Seems like it’s the time of year for people to be moving, and almost every one of them has a horror story to tell. I was reminded of a post about moving that I had read some time ago on Joey deVilla’s blog, the comments on which resulted in him getting some nasty phone calls from the thugs at Quick Boys Moving, when my sister Betty had a slight moving catastrophe last week.
Betty moved 6 doors down the same street in her Toronto neighbourhood, from a 2-storey house to a flat on the 2nd and 3rd floor of another house. She called around for movers who would do a moving job without a truck, which was apparently something that they’re just not programmed to accept, since it really just needed 2 or 3 guys and a couple of dollys to cart the stuff down the sidewalk. Finally, she found Desi Movers, and had two (two!) discussions on the phone with the owner telling him that a) no truck was needed, and b) there’s one flight of stairs at the start, and two at the finish. No problem, he said, quoted her a price, said that there was no minimum number of hours, and said that they’d be there at 8:30 sharp last Monday.
The only thing that arrived at her place at 8:30 sharp on Monday was me with her coffee, and we waited until almost 9:30 for the movers to show up: 2 of them, with one dolly. The movers whipped out a contract for her to sign that a) had a four-hour minimum, although she estimated that three would do it, and b) it was an extra $15 per man per set of stairs. She called the owner, who first had to be convinced that they were not going to use the truck since it was parked practically in front of the new place anyway, and then told her that the guys didn’t want to do the move because she was apparently depriving them of their stairs bonus. Now, she should have had a written contract before starting, and he really should have come out to see the place before giving an estimate, but this is the type of moving-day extortion that is so common that I wasn’t completely surprised when it happened.
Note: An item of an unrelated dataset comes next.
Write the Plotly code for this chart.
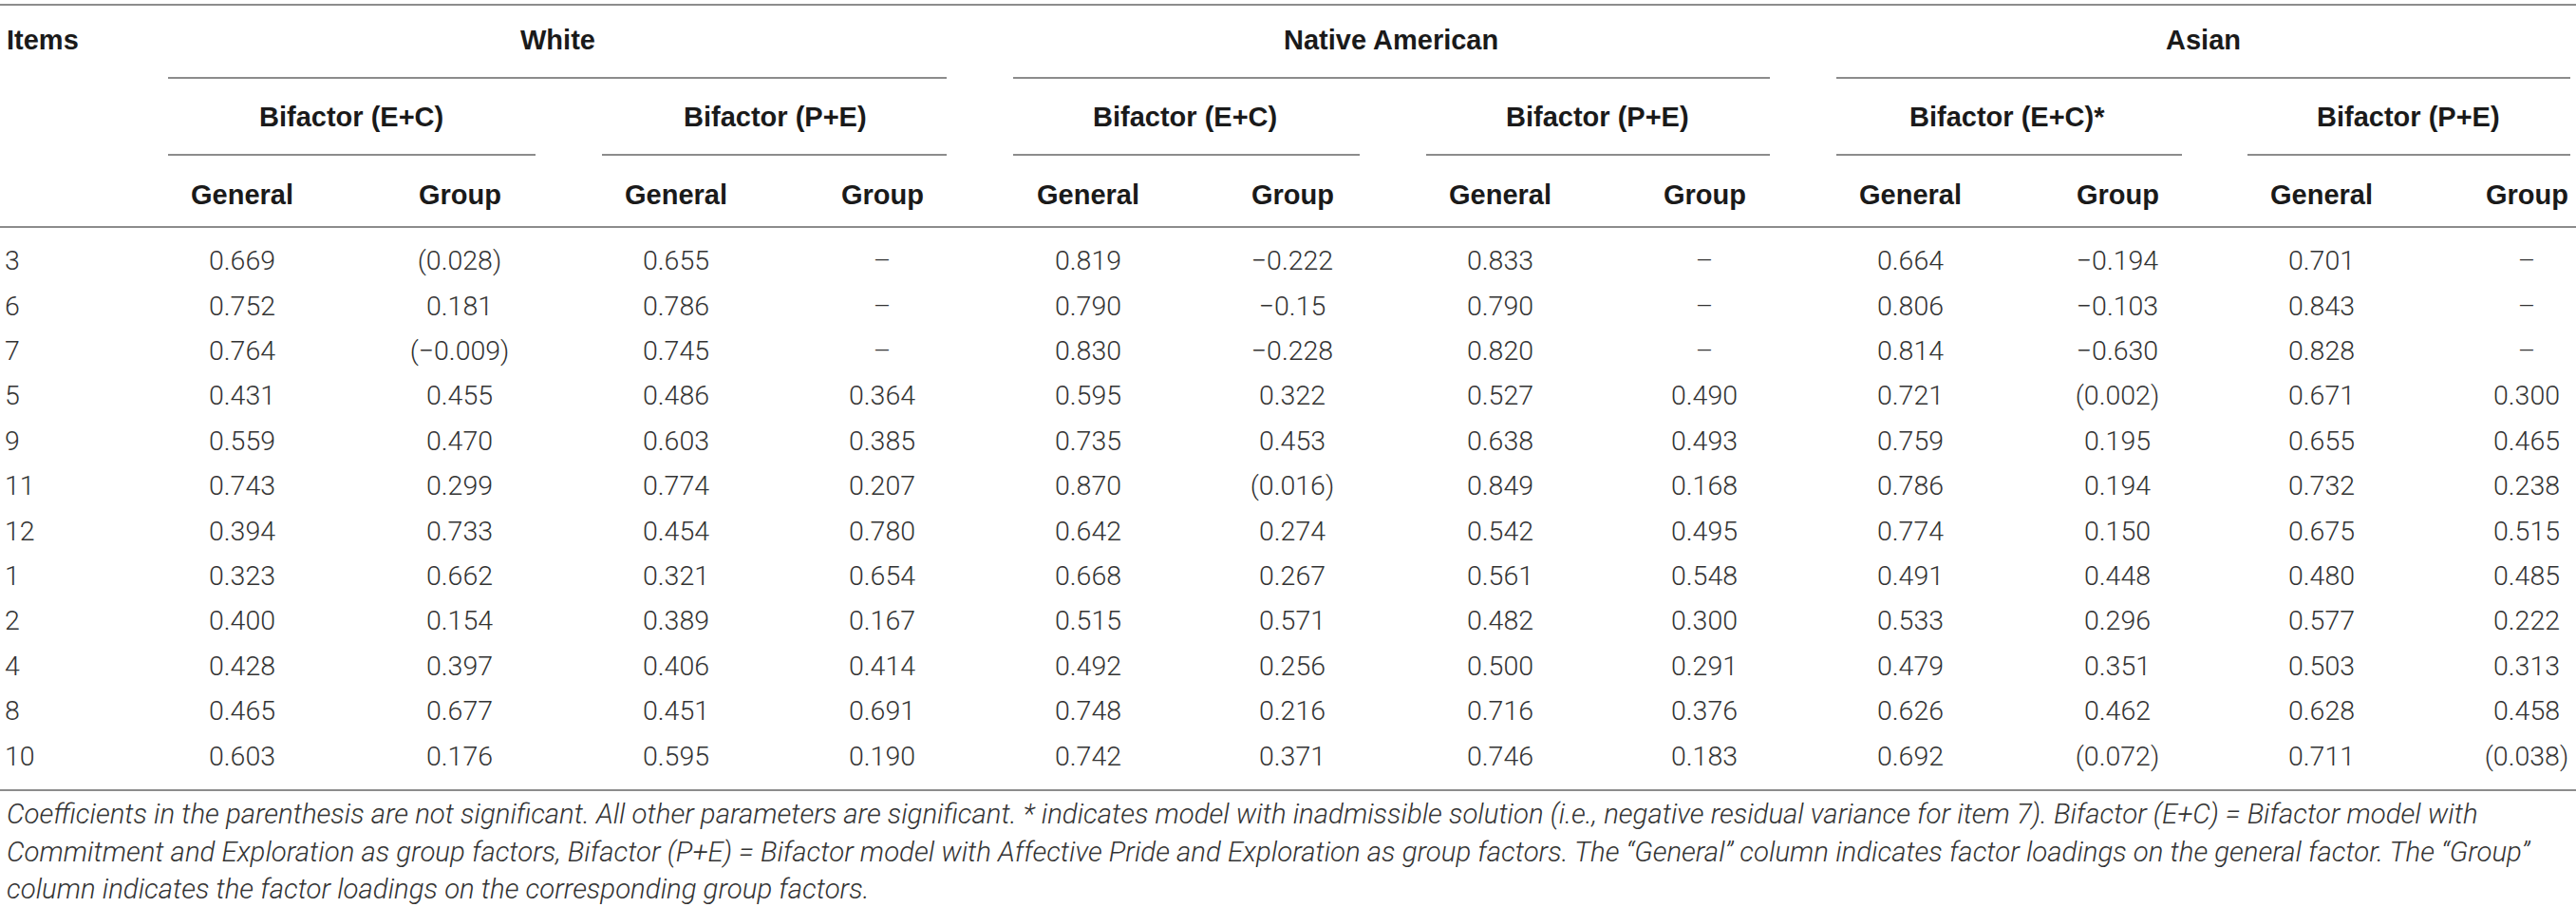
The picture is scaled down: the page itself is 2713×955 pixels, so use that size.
import plotly.graph_objects as go

# table content
items = ["3", "6", "7", "5", "9", "11", "12", "1", "2", "4", "8", "10"]

white_ec_general = ["0.669", "0.752", "0.764", "0.431", "0.559", "0.743", "0.394", "0.323", "0.400", "0.428", "0.465", "0.603"]
white_ec_group = ["(0.028)", "0.181", "(−0.009)", "0.455", "0.470", "0.299", "0.733", "0.662", "0.154", "0.397", "0.677", "0.176"]
white_pe_general = ["0.655", "0.786", "0.745", "0.486", "0.603", "0.774", "0.454", "0.321", "0.389", "0.406", "0.451", "0.595"]
white_pe_group = ["–", "–", "–", "0.364", "0.385", "0.207", "0.780", "0.654", "0.167", "0.414", "0.691", "0.190"]

na_ec_general = ["0.819", "0.790", "0.830", "0.595", "0.735", "0.870", "0.642", "0.668", "0.515", "0.492", "0.748", "0.742"]
na_ec_group = ["−0.222", "−0.15", "−0.228", "0.322", "0.453", "(0.016)", "0.274", "0.267", "0.571", "0.256", "0.216", "0.371"]
na_pe_general = ["0.833", "0.790", "0.820", "0.527", "0.638", "0.849", "0.542", "0.561", "0.482", "0.500", "0.716", "0.746"]
na_pe_group = ["–", "–", "–", "0.490", "0.493", "0.168", "0.495", "0.548", "0.300", "0.291", "0.376", "0.183"]

asian_ec_general = ["0.664", "0.806", "0.814", "0.721", "0.759", "0.786", "0.774", "0.491", "0.533", "0.479", "0.626", "0.692"]
asian_ec_group = ["−0.194", "−0.103", "−0.630", "(0.002)", "0.195", "0.194", "0.150", "0.448", "0.296", "0.351", "0.462", "(0.072)"]
asian_pe_general = ["0.701", "0.843", "0.828", "0.671", "0.655", "0.732", "0.675", "0.480", "0.577", "0.503", "0.628", "0.711"]
asian_pe_group = ["–", "–", "–", "0.300", "0.465", "0.238", "0.515", "0.485", "0.222", "0.313", "0.458", "(0.038)"]

groups = ["White", "Native American", "Asian"]
models = ["Bifactor (E+C)", "Bifactor (P+E)", "Bifactor (E+C)", "Bifactor (P+E)", "Bifactor (E+C)*", "Bifactor (P+E)"]
sub_cols = ["General", "Group"] * 6

footnote = [
    "Coefficients in the parenthesis are not significant. All other parameters are significant. * indicates model with "
    "inadmissible solution (i.e., negative residual variance for item 7). Bifactor (E+C) = Bifactor model with",
    "Commitment and Exploration as group factors, Bifactor (P+E) = Bifactor model with Affective Pride and Exploration "
    "as group factors. The “General” column indicates factor loadings on the general factor. The “Group”",
    "column indicates the factor loadings on the corresponding group factors.",
]

columns = [white_ec_general, white_ec_group, white_pe_general, white_pe_group,
           na_ec_general, na_ec_group, na_pe_general, na_pe_group,
           asian_ec_general, asian_ec_group, asian_pe_general, asian_pe_group]

# layout, in page pixels (axes map 1:1 onto the page)
W, H = 2713, 955
col_x = [255, 484, 712, 929, 1146, 1361, 1580, 1795, 2012, 2230, 2445, 2661]
group_x = [587, 1465, 2320]
model_x = [370, 816, 1248, 1682, 2114, 2536]
group_spans = [(177, 997), (1067, 1864), (1934, 2707)]
model_spans = [(177, 564), (634, 997), (1067, 1432), (1502, 1864), (1934, 2298), (2367, 2707)]
row0, row_step = 277, 47.4
row_y = [row0 + i * row_step for i in range(len(items))]

HEAD = dict(family="Liberation Sans, Arial, sans-serif", size=29, color="#1a1a1a", weight="bold")
BODY = dict(family="Roboto, Liberation Sans, sans-serif", size=28.5, color="#333333", weight=300)
NOTE = dict(family="Roboto, Liberation Sans, sans-serif", size=29.4, color="#333333", weight=300, style="italic")
LINE = dict(color="#8c8c8c", width=2)

fig = go.Figure()

fig.add_trace(go.Scatter(x=[5] * len(items), y=row_y, mode="text", text=items,
                         textposition="middle right", textfont=BODY, hoverinfo="skip",
                         cliponaxis=False))
for cx, vals in zip(col_x, columns):
    fig.add_trace(go.Scatter(x=[cx] * len(vals), y=row_y, mode="text", text=vals,
                             textposition="middle center", textfont=BODY, hoverinfo="skip",
                             cliponaxis=False))

ann = [dict(x=5, y=42, text="Items", xanchor="left", font=HEAD)]
ann += [dict(x=gx, y=42, text=g, font=HEAD) for gx, g in zip(group_x, groups)]
ann += [dict(x=mx, y=123, text=m, font=HEAD) for mx, m in zip(model_x, models)]
ann += [dict(x=cx, y=205, text=s, font=HEAD) for cx, s in zip(col_x, sub_cols)]
ann += [dict(x=5, y=857 + i * 39.5, text=t, xanchor="left", font=NOTE) for i, t in enumerate(footnote)]
for a in ann:
    a.update(xref="x", yref="y", showarrow=False, yanchor="middle")
    a.setdefault("xanchor", "center")

shapes = [dict(type="line", x0=0, x1=W, y0=y, y1=y, line=LINE) for y in (5, 239, 832)]
shapes += [dict(type="line", x0=a, x1=b, y0=82, y1=82, line=LINE) for a, b in group_spans]
shapes += [dict(type="line", x0=a, x1=b, y0=163, y1=163, line=LINE) for a, b in model_spans]
for s in shapes:
    s.update(xref="x", yref="y")

fig.update_layout(
    width=W, height=H,
    margin=dict(l=0, r=0, t=0, b=0),
    paper_bgcolor="white", plot_bgcolor="white",
    showlegend=False,
    xaxis=dict(range=[0, W], visible=False, fixedrange=True),
    yaxis=dict(range=[H, 0], visible=False, fixedrange=True),
    annotations=ann,
    shapes=shapes,
)

# drop the browser's default 8px body margin so the figure sits at the page origin
fig.write_html("out.html", config={"displayModeBar": False},
               post_script="document.body.style.margin='0';document.body.style.overflow='hidden';")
She prepaid them for 3 hours, with the agreement that she’d pay more if they went over that time, then we proceeded to have the 3 slowest hours of moving that I have ever seen. Two pre-schoolers with a rickety wagon could have gone faster at some points during the morning. When the couch wouldn’t fit up the stairs at the new place and the landlord (who lives downstairs) was taking the door and part of the door frame off to accommodate it, they mostly just stood around instead of moving the remaining boxes out of the old place and down the sidewalk to the new place. One particularly heavy box was just left at the old place, and a heavy one at the new place was left on the porch until they were prompted several times to carry it up the stairs. At one point, they just stopped going upstairs in the old place, leaving 12-15 boxes up there, then at 12:30 they got in the truck, told Betty that they had another job to be at, and drove off. To say that she was furious would be a serious understatement.
This is not an isolated incident, by any means. When I moved back to Toronto from southern California in 2002, my furniture arrived in a big truck (as you would expect) from Alex Moving and Storage, a North American Van Lines agent in Orange County. The movers, who I think were just tired and cranky from driving all night, decided that they couldn’t park the truck in front of the apartment building (it was common for moving trucks to park there, although technically not legal), and they couldn’t get the truck into the back laneway in spite of all the other trucks of that size that I’d seen get into exactly that same spot. So they drove away with all my furniture, and their local affiliate, Blue Bird Moving, called me to extort an additional $US827.63 from me to offload my furniture to a smaller truck and bring it back the next day — which is more than it cost to have movers move the same load of stuff from that apartment to another one about a year later. That’s after I already paid Alex Moving $US4,500 to get the stuff here in the first place. To top it off, they damaged some leather furniture — furniture that had been shrink-wrapped to guard against just such damage before leaving California and somehow was mysteriously unwrapped somewhere along the way. The insurance adjuster who visited from NAVL said that I would certainly be eligible for compensation since the damage would take a few hundred dollars to repair, but his final report (ever faithful to the company, I suppose) deemed that it was all less than the $100 deductible. One such episode would be bad enough, but to be screwed by the NAVL agent in Orange County, the agent in Toronto, and their insurance company, all on one move, was a bit much.
Then this morning, I saw this post on Feministe about her particular moving hell, and realize that incompetent/unscrupulous moving companies are just part of life everywhere.